Some years ago a well-known outdoor adventure-based learning provider advertised their programmes here as being programmes involving safe adventure. In my book, there is no such thing.

Adventure involves risking failure in attaining goals, as well as exposing yourself to possible physical harm. The challenge and growth benefits are found in our personal leadership when faced with such situations.

A tried and tested psychological tool we use in measuring risk orientation strongly suggests that whether we leap into action is simply based on two broad preferences – do we see more opportunities or more obstacles in any given situation?

What we do next is determined by a number or personal attitudes and mental programs. These are

– how motivated we are in reaching the goal
– how well we solve problems
– how much weight we place on possible drawbacks
– how well we adopt an optimistic mindset
– whether we dwell on past glories and failures versus how forward looking we are.
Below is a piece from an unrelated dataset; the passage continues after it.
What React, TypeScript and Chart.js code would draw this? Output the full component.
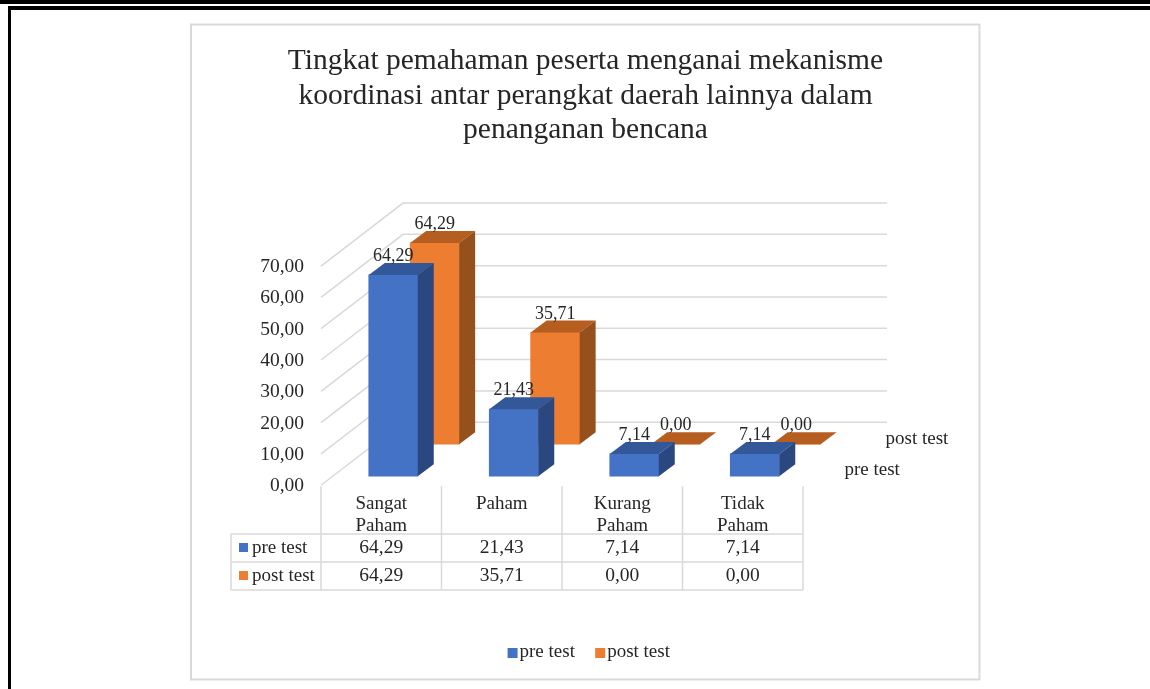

If we see more ‘opportunities’ in a given goal, we will be more motivated and direct more energy towards that goal. Other, energy enhancers include having a compelling goal that will stretch us, but not be a wildly unattainable one. This can be universally applied to simple challenges like losing personal bodyfat, or a corporate goal.

The other energy source we have is the ability to persist, and bounce back. this resiliency is also linked to our ability to find our way around obstacles, and constantly re-frame challenges in positive ways.